All of the major awards winners were large-scale epics – Mike Todd's Around the World in 80 Days, The King and I, Anastasia, George Stevens' Giant, Cecil B. DeMille's The Ten Commandments (the highest-grossing film of the year), King Vidor's War and Peace and William Wyler's Friendly Persuasion. And the trend toward blockbusters and colorful spectaculars was established for years to come, with The Bridge on the River Kwai, Gigi, and Ben-Hur being subsequent Best Picture champions.

The Best Original Story category had two interesting quirks this year. First, the Oscar for Best Original Story for The Brave One was awarded to Robert Rich, a pseudonym of Dalton Trumbo, who was blacklisted at the time and thus unable to receive credit under his own name. Second, Edward Bernds and Elwood Ullman withdrew their names from consideration in this category for their work on High Society, as the nomination had been intended for the musical starring Grace Kelly, while Bernds and Ullman had instead written a Bowery Boys film of the same name. In fact, the nomination was a double mistake, as High Society was based on the play and film The Philadelphia Story and probably would not have qualified as an original story anyway.

James Dean became the only actor to receive a second posthumous – and consecutive – nomination for acting.

Ingrid Bergman was not present to collect her award for Best Actress: Cary Grant accepted it on her behalf. She did, however, list the nominees for Best Director via a pre-recorded segment from a rooftop in Paris. The winner was announced by host Jerry Lewis.

Director John Ford's classic western The Searchers, widely seen as one of the best American films of all time, failed to receive a single nomination.

This was the second time since the introduction of the Supporting Actor and Actress awards that Best Picture, Best Director, and all four acting Oscars were given to different films. This would not happen again until the 78th Academy Awards. Around the World in 80 Days became the sixth film to win Best Picture without any acting nominations.

9th Primetime Emmy Awards

The 9th Emmy Awards, later referred to as the 9th Primetime Emmy Awards, were held on March 16, 1957, to honor the best in television of the year. The ceremony was held at the NBC Studios in Burbank, California. Desi Arnaz hosted the event. All nominations are listed, with winners in bold and series' networks are in parentheses. Categories were sorted based on running time, instead of by genre.

The top shows of the night were Caesar's Hour and Playhouse 90. Each show won a then-record five major awards, (however, two of Playhouse 90's wins came in now defunct categories).

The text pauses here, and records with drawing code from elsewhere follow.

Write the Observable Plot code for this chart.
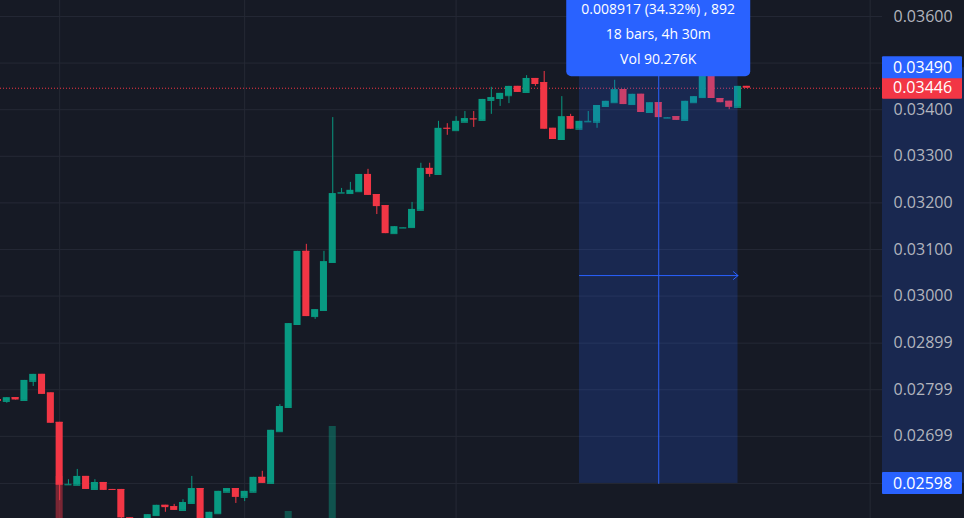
<!DOCTYPE html>
<html><head><meta charset="utf-8">
<script src="https://cdn.jsdelivr.net/npm/d3@7"></script>
<script src="https://cdn.jsdelivr.net/npm/@observablehq/plot@0.6"></script>
<style>
html,body{margin:0;padding:0;background:#161a25;}
#chart{position:relative;width:964px;height:518px;overflow:hidden;background:#161a25;}
#chart svg{position:absolute;left:0;top:0;}
</style></head><body><div id="chart"></div>
<script>
// ---- data (15-minute candles, index -1 .. 84) ----
const firstIndex = -1;
const opens  = [0.02778,0.02774,0.02782,0.02776,0.02817,0.02832,0.02792,0.02729,0.02595,0.02594,0.02613,0.02585,0.02600,0.02585,0.02585,0.02524,0.02490,0.02508,0.02529,0.02551,0.02548,0.02540,0.02555,0.02587,0.02508,0.02533,0.02579,0.02587,0.02568,0.02579,0.02611,0.02598,0.02709,0.02761,0.02939,0.03096,0.02956,0.02969,0.03072,0.03221,0.03220,0.03224,0.03261,0.03218,0.03194,0.03134,0.03146,0.03147,0.03184,0.03274,0.03261,0.03360,0.03355,0.03373,0.03380,0.03377,0.03420,0.03424,0.03430,0.03450,0.03437,0.03467,0.03458,0.03360,0.03336,0.03385,0.03358,0.03374,0.03373,0.03407,0.03415,0.03443,0.03411,0.03433,0.03394,0.03415,0.03382,0.03385,0.03377,0.03415,0.03426,0.03480,0.03424,0.03418,0.03405,0.03450];
const highs  = [0.02778,0.02782,0.02782,0.02819,0.02832,0.02832,0.02792,0.02729,0.02606,0.02628,0.02613,0.02606,0.02600,0.02585,0.02585,0.02524,0.02512,0.02531,0.02551,0.02551,0.02553,0.02563,0.02613,0.02587,0.02536,0.02581,0.02587,0.02587,0.02581,0.02611,0.02624,0.02712,0.02767,0.02941,0.03096,0.03111,0.02971,0.03096,0.03383,0.03231,0.03244,0.03261,0.03272,0.03218,0.03194,0.03149,0.03147,0.03201,0.03285,0.03285,0.03375,0.03370,0.03385,0.03396,0.03396,0.03422,0.03448,0.03435,0.03450,0.03450,0.03473,0.03467,0.03482,0.03360,0.03428,0.03390,0.03375,0.03396,0.03409,0.03418,0.03463,0.03443,0.03433,0.03433,0.03415,0.03415,0.03383,0.03385,0.03418,0.03428,0.03490,0.03480,0.03424,0.03418,0.03450,0.03450];
const lows   = [0.02774,0.02770,0.02777,0.02776,0.02806,0.02789,0.02727,0.02561,0.02595,0.02594,0.02585,0.02585,0.02583,0.02584,0.02520,0.02480,0.02485,0.02505,0.02529,0.02536,0.02540,0.02540,0.02555,0.02500,0.02505,0.02533,0.02579,0.02555,0.02559,0.02579,0.02598,0.02598,0.02709,0.02761,0.02939,0.02956,0.02950,0.02969,0.03072,0.03221,0.03220,0.03224,0.03216,0.03175,0.03134,0.03134,0.03146,0.03147,0.03184,0.03255,0.03261,0.03345,0.03355,0.03373,0.03362,0.03377,0.03390,0.03407,0.03413,0.03437,0.03437,0.03450,0.03358,0.03336,0.03336,0.03358,0.03358,0.03374,0.03360,0.03407,0.03415,0.03411,0.03411,0.03394,0.03394,0.03383,0.03382,0.03377,0.03377,0.03415,0.03426,0.03424,0.03415,0.03400,0.03405,0.03446];
const closes = [0.02774,0.02782,0.02777,0.02819,0.02832,0.02789,0.02727,0.02594,0.02596,0.02613,0.02585,0.02600,0.02583,0.02584,0.02524,0.02490,0.02510,0.02531,0.02551,0.02546,0.02540,0.02557,0.02587,0.02508,0.02536,0.02581,0.02587,0.02568,0.02581,0.02611,0.02598,0.02712,0.02763,0.02941,0.03096,0.02956,0.02971,0.03074,0.03220,0.03222,0.03227,0.03261,0.03216,0.03192,0.03134,0.03149,0.03147,0.03186,0.03274,0.03261,0.03360,0.03359,0.03375,0.03381,0.03379,0.03422,0.03426,0.03435,0.03450,0.03437,0.03467,0.03454,0.03358,0.03336,0.03385,0.03358,0.03375,0.03375,0.03409,0.03418,0.03443,0.03411,0.03433,0.03394,0.03415,0.03383,0.03383,0.03377,0.03418,0.03428,0.03484,0.03424,0.03415,0.03405,0.03450,0.03446];

// visible volume bars (bar index, volume in K)
const volIndex = [6, 32, 37];
const volValue = [252, 147, 402];
const volUp    = [false, true, true];

// price axis: grid lines and the tick labels that are visible
const gridTicks   = [0.036, 0.035, 0.034, 0.033, 0.032, 0.031, 0.030, 0.02899, 0.02799, 0.02699, 0.02598];
const yTicks      = [0.036, 0.034, 0.033, 0.032, 0.031, 0.030, 0.02899, 0.02799, 0.02699];
const yTickLabels = ["0.03600","0.03400","0.03300","0.03200","0.03100","0.03000","0.02899","0.02799","0.02699"];
const xGridIndex  = [6, 27, 51, 98];
const lastPrice = 0.03446;

// measure tool
const measureStartIndex = 65, measureEndIndex = 83;
const measureFrom = 0.02598, measureTo = 0.03490;
const tooltipLines = ["0.008917 (34.32%) , 892", "18 bars, 4h 30m", "Vol 90.276K"];

// price-scale labels
const labelValues = [0.03446, 0.03490, 0.02598];
const labelTexts  = ["0.03446", "0.03490", "0.02598"];
const labelColors = ["#f23645", "#2962ff", "#2962ff"];

// ---- build ----
const UP = "#089981", DOWN = "#f23645";
const bars = opens.map((o, k) => ({i: firstIndex + k, open: o, high: highs[k], low: lows[k], close: closes[k], up: closes[k] >= o}));
const vols = volIndex.map((i, k) => ({i, v: volValue[k], up: volUp[k]}));
const col = d => d.up ? UP : DOWN;
const W = 964, H = 518, MR = 82;
const xOpt = {domain: [-0.715, 99.4], axis: null};
const yOpt = {domain: [0.025227, 0.036343]};
const style = {background: "transparent", fontFamily: "Open Sans", fontSize: "16px", color: "#b2b5be", overflow: "hidden"};
const chart = document.getElementById("chart");

// layer 1: grid
const gridPlot = Plot.plot({
  width: W, height: H, marginLeft: 0, marginRight: MR, marginTop: 0, marginBottom: 0,
  x: xOpt, y: {...yOpt, axis: null}, style,
  marks: [
    Plot.gridY(gridTicks, {stroke: "#252935", strokeOpacity: 1}),
    Plot.gridX(xGridIndex, {stroke: "#252935", strokeOpacity: 1})
  ]
});
chart.appendChild(gridPlot);

// layer 2: volume
const volPlot = Plot.plot({
  width: W, height: H, marginLeft: 0, marginRight: MR, marginTop: 0, marginBottom: 0,
  x: xOpt, y: {domain: [0, 600], range: [560, 360], axis: null}, style,
  marks: [
    Plot.rect(vols, {x1: d => d.i - 0.4, x2: d => d.i + 0.4, y1: () => 0, y2: "v", fill: col, fillOpacity: 0.45})
  ]
});
chart.appendChild(volPlot);

// layer 3: candles, measure, axis
const mid = (measureFrom + measureTo) / 2;
const midIdx = (measureStartIndex + measureEndIndex) / 2;
const plot = Plot.plot({
  width: W, height: H, marginLeft: 0, marginRight: MR, marginTop: 0, marginBottom: 0,
  x: xOpt, y: yOpt, style,
  marks: [
    Plot.ruleY([lastPrice], {stroke: "#f23645", strokeDasharray: "1,2", strokeWidth: 1}),
    Plot.ruleX(bars, {x: "i", y1: "low", y2: "high", stroke: col, strokeWidth: 1}),
    Plot.rect(bars, {x1: d => d.i - 0.4, x2: d => d.i + 0.4, y1: "open", y2: "close", fill: col}),
    Plot.ruleY(bars, {y: "open", x1: d => d.i - 0.4, x2: d => d.i + 0.4, stroke: col}),
    Plot.rect([0], {x1: () => measureStartIndex, x2: () => measureEndIndex, y1: () => measureFrom, y2: () => measureTo, fill: "#2962ff", fillOpacity: 0.2}),
    Plot.arrow([0], {x1: () => measureStartIndex, x2: () => measureEndIndex, y1: () => mid, y2: () => mid, stroke: "#2962ff", strokeWidth: 1, headLength: 9, headAngle: 80}),
    Plot.arrow([0], {x1: () => midIdx, x2: () => midIdx, y1: () => measureFrom, y2: () => measureTo, stroke: "#2962ff", strokeWidth: 1, headLength: 9, headAngle: 80}),
    Plot.axisY({anchor: "right", ticks: yTicks, tickFormat: d => yTickLabels[yTicks.indexOf(d)], tickSize: 0, tickPadding: 11, fontSize: 16, label: null, fill: "#b2b5be"})
  ]
});
chart.appendChild(plot);

const sx = v => plot.scale("x").apply(v);
const sy = v => plot.scale("y").apply(v);
const svg = d3.select(plot);
const frameRight = W - MR;

// highlighted band on the price scale
svg.insert("rect", '[aria-label="y-axis tick label"]')
  .attr("x", frameRight).attr("width", MR)
  .attr("y", sy(measureTo)).attr("height", sy(measureFrom) - sy(measureTo))
  .attr("fill", "#2962ff").attr("fill-opacity", 0.2);

// price labels
labelValues.forEach((v, k) => {
  const g = svg.append("g").attr("text-anchor", "start");
  g.append("rect").attr("x", frameRight).attr("width", MR - 2)
    .attr("y", sy(v) - 11).attr("height", 22).attr("fill", labelColors[k]).attr("rx", 1);
  g.append("text").attr("x", frameRight + 11).attr("y", sy(v)).attr("dy", "0.35em")
    .attr("text-anchor", "start")
    .attr("fill", "#ffffff").attr("font-size", 16).attr("font-family", "Open Sans").text(labelTexts[k]);
});

// tooltip of the measure tool
const tipBottom = sy(measureTo) + 9;
const tx = sx(midIdx);
const tip = svg.append("g");
tip.append("rect").attr("x", tx - 92).attr("width", 184).attr("y", -20).attr("height", tipBottom + 20)
  .attr("rx", 5).attr("fill", "#2962ff");
[67, 42.5, 17.5].forEach((off, k) => {
  tip.append("text").attr("x", tx).attr("y", tipBottom - off).attr("dy", "0.35em")
    .attr("text-anchor", "middle").attr("fill", "#ffffff").attr("font-size", 14)
    .attr("font-family", "Open Sans").text(tooltipLines[k]);
});
</script></body></html>
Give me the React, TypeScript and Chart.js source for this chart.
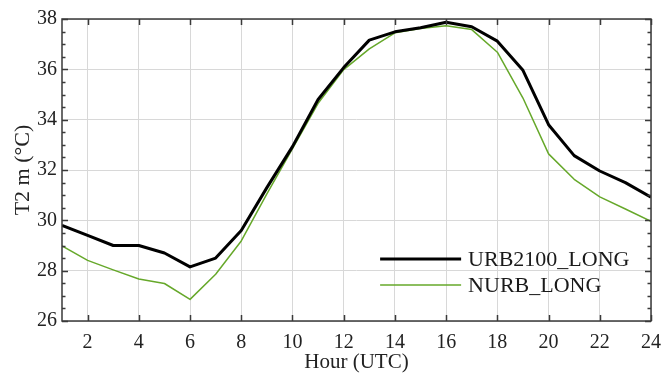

Caesar's Hour became the first show to be nominated in all four major acting categories. Caesar's Hour also made history when it swept the four acting categories. After over fifty years, it remains the only comedy or drama series to win every major acting award. In 2004, the miniseries Angels in America became the second show, and first miniseries/television movie, to sweep the acting field.